Releasing Our Fear With Awe
When I saw that “awe” used to mean “dread,” I immediately thought of nature. Do any of you avoid walking through the forest or desert because you fear the wild bears or coyotes? Where I live, the bears that have been hibernating awaken in spring and often visit us looking for food. We have to be careful of them although we may also be entertained by their actions like the time three cubs tried to learn how to climb a tree in the front yard.
As a child growing up and hiking in the Arkansas mountains, I learned to watch out for snakes. We often saw them crossing our paths. My parents taught my brother and me to keep our distance and taught us which ones were the most dangerous, but we also learned they were just a part of nature, not anything evil.

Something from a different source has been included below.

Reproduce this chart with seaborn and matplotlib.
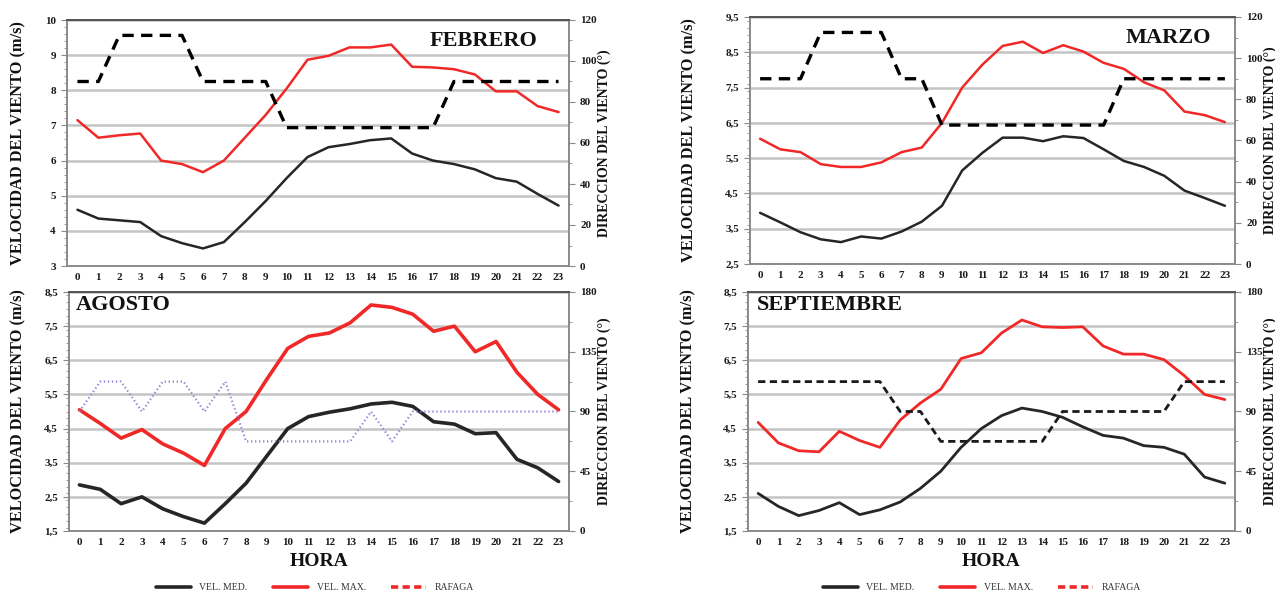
import numpy as np
import matplotlib
matplotlib.use("Agg")
import matplotlib.pyplot as plt
from matplotlib.lines import Line2D
from matplotlib.ticker import FixedLocator, MultipleLocator
import seaborn as sns

# ---------------- data ----------------
hours = list(range(24))
hour_labels = [str(h) for h in hours]

feb_vel_med = [4.60, 4.35, 4.30, 4.25, 3.85, 3.65, 3.50, 3.68, 4.25, 4.85, 5.50, 6.10,
               6.38, 6.47, 6.58, 6.63, 6.20, 6.00, 5.90, 5.75, 5.50, 5.40, 5.05, 4.72]
feb_vel_max = [7.15, 6.65, 6.72, 6.77, 6.00, 5.90, 5.67, 6.00, 6.65, 7.30, 8.05, 8.87,
               8.98, 9.22, 9.22, 9.30, 8.67, 8.65, 8.60, 8.45, 7.97, 7.97, 7.55, 7.38]
feb_rafaga = [90, 90, 112.5, 112.5, 112.5, 112.5, 90, 90, 90, 90, 67.5, 67.5,
              67.5, 67.5, 67.5, 67.5, 67.5, 67.5, 90, 90, 90, 90, 90, 90]

mar_vel_med = [3.95, 3.68, 3.40, 3.20, 3.12, 3.28, 3.22, 3.42, 3.70, 4.15, 5.15, 5.65,
               6.08, 6.08, 5.98, 6.12, 6.07, 5.75, 5.42, 5.25, 5.00, 4.58, 4.37, 4.15]
mar_vel_max = [6.05, 5.75, 5.67, 5.33, 5.25, 5.25, 5.38, 5.67, 5.80, 6.50, 7.50, 8.15,
               8.68, 8.80, 8.48, 8.70, 8.52, 8.20, 8.03, 7.65, 7.42, 6.82, 6.72, 6.52]
mar_rafaga = [90, 90, 90, 112.5, 112.5, 112.5, 112.5, 90, 90, 67.5, 67.5, 67.5,
              67.5, 67.5, 67.5, 67.5, 67.5, 67.5, 90, 90, 90, 90, 90, 90]

ago_vel_med = [2.85, 2.72, 2.30, 2.50, 2.15, 1.92, 1.73, 2.30, 2.90, 3.70, 4.50, 4.85,
               4.98, 5.08, 5.22, 5.27, 5.15, 4.70, 4.63, 4.35, 4.38, 3.60, 3.35, 2.95]
ago_vel_max = [5.05, 4.65, 4.22, 4.47, 4.05, 3.78, 3.42, 4.50, 5.00, 5.95, 6.85, 7.20,
               7.30, 7.60, 8.12, 8.05, 7.85, 7.35, 7.50, 6.75, 7.05, 6.15, 5.50, 5.05]
ago_direccion = [90, 112.5, 112.5, 90, 112.5, 112.5, 90, 112.5, 67.5, 67.5, 67.5, 67.5,
                 67.5, 67.5, 90, 67.5, 90, 90, 90, 90, 90, 90, 90, 90]

sep_vel_med = [2.60, 2.22, 1.95, 2.10, 2.33, 1.98, 2.12, 2.35, 2.75, 3.25, 3.95, 4.50,
               4.88, 5.10, 5.00, 4.83, 4.55, 4.30, 4.22, 4.00, 3.95, 3.75, 3.08, 2.90]
sep_vel_max = [4.68, 4.08, 3.85, 3.82, 4.42, 4.15, 3.95, 4.75, 5.25, 5.65, 6.55, 6.72,
               7.30, 7.68, 7.48, 7.46, 7.48, 6.92, 6.68, 6.68, 6.52, 6.05, 5.50, 5.35]
sep_rafaga = [112.5, 112.5, 112.5, 112.5, 112.5, 112.5, 112.5, 90, 90, 67.5, 67.5, 67.5,
              67.5, 67.5, 67.5, 90, 90, 90, 90, 90, 90, 112.5, 112.5, 112.5]

feb_yticks = [3, 4, 5, 6, 7, 8, 9, 10]
feb_yticklabels = ["3", "4", "5", "6", "7", "8", "9", "10"]
mar_yticks = [2.5, 3.5, 4.5, 5.5, 6.5, 7.5, 8.5, 9.5]
mar_yticklabels = ["2,5", "3,5", "4,5", "5,5", "6,5", "7,5", "8,5", "9,5"]
bot_yticks = [1.5, 2.5, 3.5, 4.5, 5.5, 6.5, 7.5, 8.5]
bot_yticklabels = ["1,5", "2,5", "3,5", "4,5", "5,5", "6,5", "7,5", "8,5"]
top_rticks = [0, 20, 40, 60, 80, 100, 120]
bot_rticks = [0, 45, 90, 135, 180]

legend_labels = ["VEL. MED.", "VEL. MAX.", "RAFAGA"]

# ---------------- style ----------------
sns.set_style("white")
plt.rcParams['font.family'] = ['Liberation Serif', 'DejaVu Serif']

W, H = 1275, 595
fig = plt.figure(figsize=(W / 100, H / 100), dpi=100)

RED = '#F02828'
DARK = '#262626'
PURPLE = '#9A80DC'
GRID = '#C4C4C4'
SPINE = '#8A8A8A'


def px_rect(x0, y0, x1, y1):
    return [x0 / W, 1 - y1 / H, (x1 - x0) / W, (y1 - y0) / H]


panels = [
    dict(title="FEBRERO", med=feb_vel_med, mx=feb_vel_max, dirn=feb_rafaga,
         ylim=(3, 10), yt=feb_yticks, ytl=feb_yticklabels, rlim=(0, 120), rt=top_rticks,
         rminor=10, yminor=0.2, rect=(67, 20, 569, 266), txy=(0.829, 0.915), ha='center',
         lw=1.8, loff=49, dstyle=dict(color='black', lw=2.4, dashes=(3.4, 2.2))),
    dict(title="MARZO", med=mar_vel_med, mx=mar_vel_max, dirn=mar_rafaga,
         ylim=(2.5, 9.5), yt=mar_yticks, ytl=mar_yticklabels, rlim=(0, 120), rt=top_rticks,
         rminor=10, yminor=0.2, rect=(750, 17, 1235, 264), txy=(0.862, 0.915), ha='center',
         lw=1.8, loff=61, dstyle=dict(color='black', lw=2.4, dashes=(3.4, 2.2))),
    dict(title="AGOSTO", med=ago_vel_med, mx=ago_vel_max, dirn=ago_direccion,
         ylim=(1.5, 8.5), yt=bot_yticks, ytl=bot_yticklabels, rlim=(0, 180), rt=bot_rticks,
         rminor=22.5, yminor=0.2, rect=(69, 292, 569, 531), txy=(0.014, 0.945), ha='left',
         lw=2.6, loff=51, dstyle=dict(color=PURPLE, lw=1.6, dashes=(0.6, 1.2))),
    dict(title="SEPTIEMBRE", med=sep_vel_med, mx=sep_vel_max, dirn=sep_rafaga,
         ylim=(1.5, 8.5), yt=bot_yticks, ytl=bot_yticklabels, rlim=(0, 180), rt=bot_rticks,
         rminor=22.5, yminor=0.2, rect=(748, 292, 1235, 531), txy=(0.018, 0.945), ha='left',
         lw=2.0, loff=60, dstyle=dict(color='#1a1a1a', lw=2.0, dashes=(2.6, 1.6))),
]

tick_font = dict(fontsize=8, fontweight='bold')

for p in panels:
    x0, y0, x1, y1 = p['rect']
    ax = fig.add_axes(px_rect(x0, y0, x1, y1))
    ax2 = ax.twinx()

    sns.lineplot(x=hours, y=p['mx'], ax=ax, color=RED, linewidth=p['lw'], legend=False)
    sns.lineplot(x=hours, y=p['med'], ax=ax, color=DARK, linewidth=p['lw'], legend=False)
    ds = p['dstyle']
    sns.lineplot(x=hours, y=p['dirn'], ax=ax2, color=ds['color'], linewidth=ds['lw'],
                 legend=False)
    ax2.lines[-1].set_dashes(ds['dashes'])
    for ln in ax.lines:
        ln.set_solid_joinstyle('round')
        ln.set_solid_capstyle('round')

    ax.set_xlim(-0.5, 23.5)
    ax.set_ylim(*p['ylim'])
    ax2.set_ylim(*p['rlim'])
    ax.set_xlabel('')
    ax.set_ylabel('')
    ax2.set_ylabel('')

    ax.set_xticks(hours)
    ax.set_xticklabels(hour_labels, **tick_font)
    ax.xaxis.set_minor_locator(FixedLocator(np.arange(-0.5, 24, 1)))
    ax.tick_params(axis='x', which='major', length=0, pad=5, colors='#1a1a1a')
    ax.tick_params(axis='x', which='minor', length=3, color=SPINE, direction='out')

    ax.set_yticks(p['yt'])
    ax.set_yticklabels(p['ytl'], **tick_font)
    ax.yaxis.set_minor_locator(MultipleLocator(p['yminor']))
    ax.tick_params(axis='y', which='major', length=4, pad=4, colors='#1a1a1a')
    ax.tick_params(axis='y', which='minor', length=2)
    ax.tick_params(axis='y', which='both', color=SPINE)

    ax2.set_yticks(p['rt'])
    ax2.set_yticklabels([str(v) for v in p['rt']], **tick_font)
    ax2.yaxis.set_minor_locator(MultipleLocator(p['rminor']))
    ax2.tick_params(axis='y', which='major', length=4, pad=4, colors='#1a1a1a')
    ax2.tick_params(axis='y', which='minor', length=2)
    ax2.tick_params(axis='y', which='both', color=SPINE)

    ax.grid(True, axis='y', which='major', color=GRID, linewidth=1.8)
    ax.grid(False, axis='x')
    ax.set_axisbelow(True)

    for a in (ax, ax2):
        for s in a.spines.values():
            s.set_color(SPINE)
            s.set_linewidth(1.2)
        a.spines['top'].set_color('#555555')
        a.spines['top'].set_linewidth(1.4)

    ax2.text(p['txy'][0], p['txy'][1], p['title'], transform=ax.transAxes,
             ha=p['ha'], va='center', fontsize=16, fontweight='bold', color='#111111')

    # axis titles
    cy = 1 - (y0 + y1) / 2 / H
    lx = (x0 - p['loff']) / W
    rx = (x1 + 35) / W
    fig.text(lx, cy, "VELOCIDAD DEL VIENTO (m/s)", rotation=90, ha='center', va='center',
             fontsize=11.8, fontweight='bold', color='#111111')
    fig.text(rx, cy, "DIRECCION DEL VIENTO (°)", rotation=90, ha='center', va='center',
             fontsize=10, fontweight='bold', color='#111111')

# x titles and legends for bottom row
for cx in (319, 991):
    fig.text(cx / W, 1 - 561 / H, "HORA", ha='center', va='center', fontsize=14,
             fontweight='bold', color='#111111')

for cx in (315, 982):
    handles = [Line2D([], [], color=DARK, lw=2.6),
               Line2D([], [], color=RED, lw=2.6),
               Line2D([], [], color=RED, lw=2.6, dashes=(2.0, 1.2))]
    fig.legend(handles, legend_labels, loc='center', bbox_to_anchor=(cx / W, 1 - 588 / H),
               ncol=3, frameon=False, fontsize=7, handlelength=3.6, columnspacing=2.6,
               handletextpad=0.9, labelcolor='#333333')

fig.savefig("out.png", dpi=100)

If one has never been taught how to stay safe in a forest, I can understand why it would be fearful to go there, but one can always join hiking groups who know the terrain well. Nature is unpredictable, but it is one of our most awesome natural gifts. Standing among the beauty of nature touches my soul in a way little else can, for I don’t only see the beauty of nature, I feel it as well. I feel the breeze flow through my hair, the sun caress my face, the earth touching my feet on hard rocks and spongy soil.
The Stillness of Nature Is A Gift
There is often a stillness in nature, as deep as the stillness of meditation, that reminds us to take time to be in touch with Spirit and our deepest selves. In that place, we can experience “the peace that passes all understanding.” Experiencing that awe may bring us answers to problems or make us aware of wiser ways to deal with challenges. This spiritual and energetic experience is as beautiful as the visual one.
Experiencing awe requires us to let go of the expected fear and be open to whatever possibilities appear. Awe strikes us with a deep connection, not only to nature, but to all that is. May you have an awesome week!